Луис доел джамбалайю[22], свежим хлебом обстоятельно подтерев с тарелки остатки риса и соуса.
– И надолго?
– Он сказал, насколько потребуется. Я ему сказал, берем неделю, а там рассмотрим варианты.
– Это считай что ничего, – сказал Луис. – Фото в ящике – это все, что у тебя есть?
– Всё.
Я полез в карман и вынул экземпляр листовки Мэтисона, бережно ее развернул и пододвинул по столу.

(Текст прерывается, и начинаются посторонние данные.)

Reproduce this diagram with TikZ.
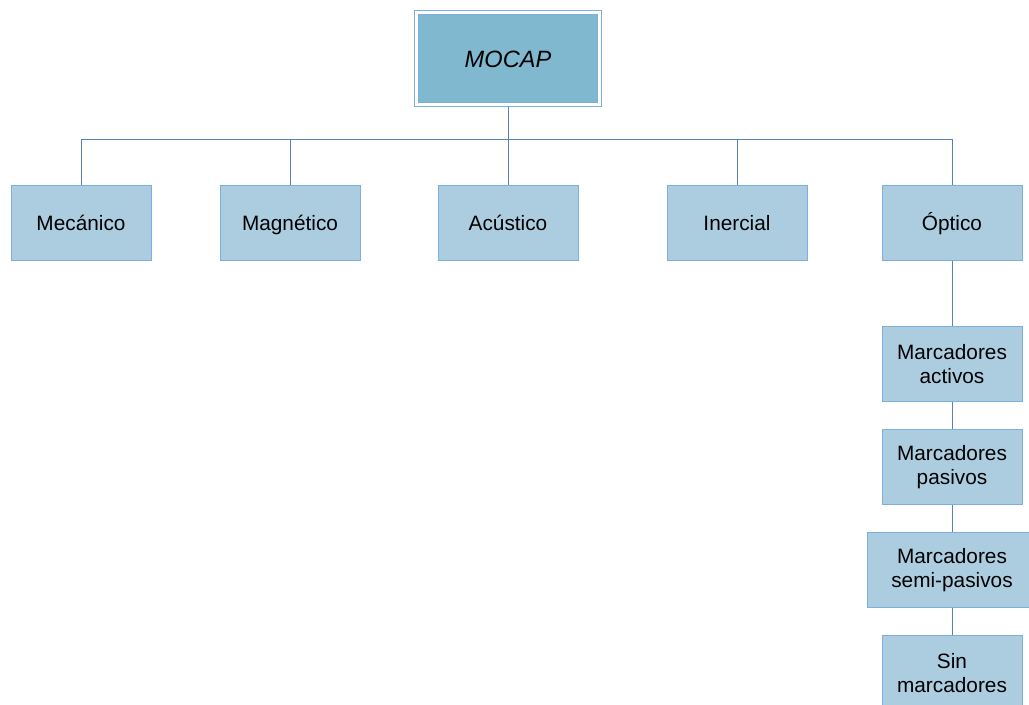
\documentclass[tikz,border=0pt]{standalone}
\usepackage{fontspec}
\setmainfont{Liberation Sans}
\usepackage{tikz}
\usetikzlibrary{positioning}
\definecolor{boxfill}{RGB}{172,205,224}
\definecolor{topfill}{RGB}{128,184,207}
\definecolor{boxline}{RGB}{125,175,220}
\definecolor{linkblue}{RGB}{84,130,185}

\begin{document}
\begin{tikzpicture}[
    x=0.5pt, y=-0.5pt,
    node distance=13.5pt,
    cat/.style={rectangle, draw=boxline, fill=boxfill, line width=0.5pt, minimum width=70pt, minimum height=37.5pt, align=center, font=\fontsize{10.4}{12.2}\selectfont},
    single/.style={text height=7.6pt, text depth=0pt},
    root/.style={rectangle, draw=boxline, double=white, double distance=1.5pt, line width=0.5pt, fill=topfill, outer sep=1.25pt, minimum width=91.5pt, minimum height=46pt, text height=8.6pt, text depth=0pt, font=\fontsize{11.8}{14}\selectfont\itshape},
    link/.style={draw=linkblue, line width=0.5pt}
]
    \useasboundingbox (0,0) rectangle (1029,705);
    \clip (0,0) rectangle (1029,705);

    \node [root] (mocap) at (508,58.5) {MOCAP};

    \node [cat, single] (mec) at (81,223) {Mecánico};
    \node [cat, single] (mag) at (290,223) {Magnético};
    \node [cat, single] (acu) at (508,223) {Acústico};
    \node [cat, single] (ine) at (737,223) {Inercial};
    \node [cat, single] (opt) at (952,223) {Óptico};

    \node [cat, below=32.5pt of opt] (act) {Marcadores\\activos};
    \node [cat, below=of act] (pas) {Marcadores\\pasivos};
    \node [cat, below=of pas, minimum width=85pt] (semi) {Marcadores\\semi-pasivos};
    \node [cat, below=of semi] (sin) {Sin\\marcadores};

    \coordinate (bus) at (508,140);

    \draw [link] (mocap.south) -- (acu.north);
    \foreach \n in {mec, mag, ine, opt}
        \draw [link] (mocap.south |- bus) -| (\n.north);

    \draw [link] (opt.south) -- (act.north);
    \draw [link] (act.south) -- (pas.north);
    \draw [link] (pas.south) -- (semi.north);
    \draw [link] (semi.south) -- (sin.north);
\end{tikzpicture}
\end{document}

– Но шансы-то попытать вы хотите?
Какое-то время Ангел с Луисом рассматривали фотоснимок девочки. Ответ за обоих дал Ангел:
– Если б они были.
Среди дня они сделали остановку возле нашего дома, поздороваться с Рэйчел. Она держалась несколько отстраненно, но ни Луис, ни Ангел на этот счет не обмолвились. Мне подумалось, что на ней просто сказывается усталость после вчерашнего, хотя на самом деле это был первый признак надвигающихся бед. Боль и опасность, которые Рэйчел переносила, оставаясь со мной, а еще страхи, которые она испытывала за себя и за нашего ребенка, словно обострялись для нее присутствием этих двоих людей, которые хотя и были мне друзьями, но неизменно источали ауру насилия. Они напоминали ей, что выпало на ее долю в прошлом и что может выпасть на долю ребенка, которого она вынашивает. Возможно, это невольно провоцировало Рэйчел на размышления о том, на что втайне способен и я; что я каким-то образом привлекаю к себе людей, склонных к насилию, к буйству. Раньше она уже пыталась втолковать мне это, а я как мог старался ее ободрить и успокоить. Я надеялся, что со временем ее беспокойство рассеется. Мне казалось, что и Рэйчел на это надеется, хотя она опасалась, что этого не произойдет. Сейчас мне хотелось повторно расспросить ее о том, как она себя чувствует после больницы и чем были вызваны ее слезы, но времени не было. А потому я просто обнял ее и сказал, что до полуночи буду дома, а она, прижавшись ко мне, пожелала, чтобы все было хорошо.